- _What you need to do_:
Write out the listing below in full and exactly, leaving out every picture.

- _Data block_:
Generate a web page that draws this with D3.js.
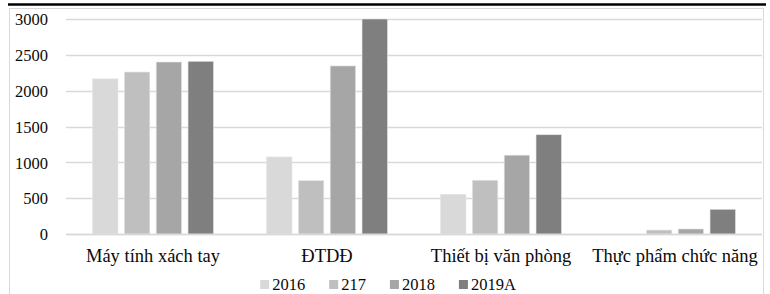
<!DOCTYPE html>
<html>
<head>
<meta charset="utf-8">
<script src="https://cdn.jsdelivr.net/npm/d3@7"></script>
<style>
  body { margin: 0; background: #fff; }
  svg text { font-family: "Liberation Serif", "Times New Roman", serif; fill: #0a0a0a; }
</style>
</head>
<body>
<svg id="chart"></svg>
<script>
// Categories and series
var categories = ["Máy tính xách tay", "ĐTDĐ", "Thiết bị văn phòng", "Thực phẩm chức năng"];
var series = ["2016", "217", "2018", "2019A"];
var colors = ["#d9d9d9", "#bfbfbf", "#a6a6a6", "#7f7f7f"];
var yTicks = [0, 500, 1000, 1500, 2000, 2500, 3000];

// Values per series, same order as categories
var v2016 = [2165, 1075, 555, 0];
var v217 = [2260, 745, 750, 55];
var v2018 = [2400, 2345, 1100, 70];
var v2019A = [2410, 3000, 1385, 345];
var values = [v2016, v217, v2018, v2019A];

var width = 770, height = 294;

var svg = d3.select("#chart")
    .attr("width", width)
    .attr("height", height);

// Chart frame
svg.append("rect")
    .attr("x", 9.5).attr("y", 8.5)
    .attr("width", 754).attr("height", 300)
    .attr("fill", "none")
    .attr("stroke", "#d9d9d9");

// Dark rule above the chart
svg.append("line")
    .attr("x1", 8).attr("x2", 766)
    .attr("y1", 4.5).attr("y2", 4.5)
    .attr("stroke", "#000")
    .attr("stroke-width", 2.5);

// Scales
var x0 = d3.scaleBand()
    .domain(categories)
    .range([66, 762]);

var x1 = d3.scaleBand()
    .domain(series)
    .range([26.5, 147.5])
    .paddingInner(0.2);

var y = d3.scaleLinear()
    .domain([0, 3000])
    .range([234, 19]);

// Gridlines
svg.append("g")
  .selectAll("line")
  .data(yTicks)
  .enter().append("line")
    .attr("x1", 66)
    .attr("x2", 762)
    .attr("y1", d => Math.round(y(d)) + 0.5)
    .attr("y2", d => Math.round(y(d)) + 0.5)
    .attr("stroke", "#d9d9d9")
    .attr("stroke-width", 1.5);

// Y axis labels
var yAxis = d3.axisLeft(y)
    .tickValues(yTicks)
    .tickFormat(d3.format("d"))
    .tickSize(0)
    .tickPadding(0);

svg.append("g")
    .attr("transform", "translate(48,0)")
    .call(yAxis)
    .call(g => g.select(".domain").remove())
    .selectAll("text")
      .attr("font-size", "16.5px")
      .attr("dy", "0.35em");

// Bars
var groups = svg.append("g")
  .selectAll("g")
  .data(categories)
  .enter().append("g")
    .attr("transform", d => "translate(" + x0(d) + ",0)");

groups.selectAll("rect")
  .data((c, i) => series.map((s, j) => ({ s: s, j: j, v: values[j][i] })))
  .enter().append("rect")
    .attr("x", d => x1(d.s))
    .attr("width", x1.bandwidth())
    .attr("y", d => y(d.v))
    .attr("height", d => y(0) - y(d.v))
    .attr("fill", d => colors[d.j])
    .attr("stroke", "#e6e6e6")
    .attr("stroke-width", 0.6);

// Zero line on top
svg.append("line")
    .attr("x1", 66).attr("x2", 762)
    .attr("y1", y(0) + 0.5).attr("y2", y(0) + 0.5)
    .attr("stroke", "#d9d9d9")
    .attr("stroke-width", 1.5);

// Category labels
var xAxis = d3.axisBottom(x0).tickSize(0).tickPadding(0);
svg.append("g")
    .attr("transform", "translate(0,262)")
    .call(xAxis)
    .call(g => g.select(".domain").remove())
    .selectAll("text")
      .attr("y", 0)
      .attr("font-size", "18.5px")
      .attr("dy", "0");

// Legend
var legend = svg.append("g");
var lx = 0;
series.forEach(function(s, i) {
  var item = legend.append("g").attr("transform", "translate(" + lx + ",0)");
  item.append("rect")
      .attr("x", 0).attr("y", -10)
      .attr("width", 9).attr("height", 9)
      .attr("fill", colors[i]);
  var t = item.append("text")
      .attr("x", 12).attr("y", 0)
      .attr("font-size", "16.5px")
      .text(s);
  lx += 12 + t.node().getComputedTextLength() + 24;
});
var legendWidth = lx - 24;
legend.attr("transform", "translate(" + (388 - legendWidth / 2) + ",290)");
</script>
</body>
</html>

- _Solved exercise_:
Generate a web page that draws this with D3.js.
<!DOCTYPE html>
<html>
<head>
<meta charset="utf-8">
<script src="https://cdn.jsdelivr.net/npm/d3@7"></script>
<style>
  body { margin: 0; background: #fff; }
  svg text { font-family: "Liberation Serif", "Times New Roman", serif; fill: #0a0a0a; }
</style>
</head>
<body>
<svg id="chart"></svg>
<script>
// Categories and series
var categories = ["Máy tính xách tay", "ĐTDĐ", "Thiết bị văn phòng", "Thực phẩm chức năng"];
var series = ["2016", "217", "2018", "2019A"];
var colors = ["#d9d9d9", "#bfbfbf", "#a6a6a6", "#7f7f7f"];
var yTicks = [0, 500, 1000, 1500, 2000, 2500, 3000];

// Values per series, same order as categories
var v2016 = [2165, 1075, 555, 0];
var v217 = [2260, 745, 750, 55];
var v2018 = [2400, 2345, 1100, 70];
var v2019A = [2410, 3000, 1385, 345];
var values = [v2016, v217, v2018, v2019A];

var width = 770, height = 294;

var svg = d3.select("#chart")
    .attr("width", width)
    .attr("height", height);

// Chart frame
svg.append("rect")
    .attr("x", 9.5).attr("y", 8.5)
    .attr("width", 754).attr("height", 300)
    .attr("fill", "none")
    .attr("stroke", "#d9d9d9");

// Dark rule above the chart
svg.append("line")
    .attr("x1", 8).attr("x2", 766)
    .attr("y1", 4.5).attr("y2", 4.5)
    .attr("stroke", "#000")
    .attr("stroke-width", 2.5);

// Scales
var x0 = d3.scaleBand()
    .domain(categories)
    .range([66, 762]);

var x1 = d3.scaleBand()
    .domain(series)
    .range([26.5, 147.5])
    .paddingInner(0.2);

var y = d3.scaleLinear()
    .domain([0, 3000])
    .range([234, 19]);

// Gridlines
svg.append("g")
  .selectAll("line")
  .data(yTicks)
  .enter().append("line")
    .attr("x1", 66)
    .attr("x2", 762)
    .attr("y1", d => Math.round(y(d)) + 0.5)
    .attr("y2", d => Math.round(y(d)) + 0.5)
    .attr("stroke", "#d9d9d9")
    .attr("stroke-width", 1.5);

// Y axis labels
var yAxis = d3.axisLeft(y)
    .tickValues(yTicks)
    .tickFormat(d3.format("d"))
    .tickSize(0)
    .tickPadding(0);

svg.append("g")
    .attr("transform", "translate(48,0)")
    .call(yAxis)
    .call(g => g.select(".domain").remove())
    .selectAll("text")
      .attr("font-size", "16.5px")
      .attr("dy", "0.35em");

// Bars
var groups = svg.append("g")
  .selectAll("g")
  .data(categories)
  .enter().append("g")
    .attr("transform", d => "translate(" + x0(d) + ",0)");

groups.selectAll("rect")
  .data((c, i) => series.map((s, j) => ({ s: s, j: j, v: values[j][i] })))
  .enter().append("rect")
    .attr("x", d => x1(d.s))
    .attr("width", x1.bandwidth())
    .attr("y", d => y(d.v))
    .attr("height", d => y(0) - y(d.v))
    .attr("fill", d => colors[d.j])
    .attr("stroke", "#e6e6e6")
    .attr("stroke-width", 0.6);

// Zero line on top
svg.append("line")
    .attr("x1", 66).attr("x2", 762)
    .attr("y1", y(0) + 0.5).attr("y2", y(0) + 0.5)
    .attr("stroke", "#d9d9d9")
    .attr("stroke-width", 1.5);

// Category labels
var xAxis = d3.axisBottom(x0).tickSize(0).tickPadding(0);
svg.append("g")
    .attr("transform", "translate(0,262)")
    .call(xAxis)
    .call(g => g.select(".domain").remove())
    .selectAll("text")
      .attr("y", 0)
      .attr("font-size", "18.5px")
      .attr("dy", "0");

// Legend
var legend = svg.append("g");
var lx = 0;
series.forEach(function(s, i) {
  var item = legend.append("g").attr("transform", "translate(" + lx + ",0)");
  item.append("rect")
      .attr("x", 0).attr("y", -10)
      .attr("width", 9).attr("height", 9)
      .attr("fill", colors[i]);
  var t = item.append("text")
      .attr("x", 12).attr("y", 0)
      .attr("font-size", "16.5px")
      .text(s);
  lx += 12 + t.node().getComputedTextLength() + 24;
});
var legendWidth = lx - 24;
legend.attr("transform", "translate(" + (388 - legendWidth / 2) + ",290)");
</script>
</body>
</html>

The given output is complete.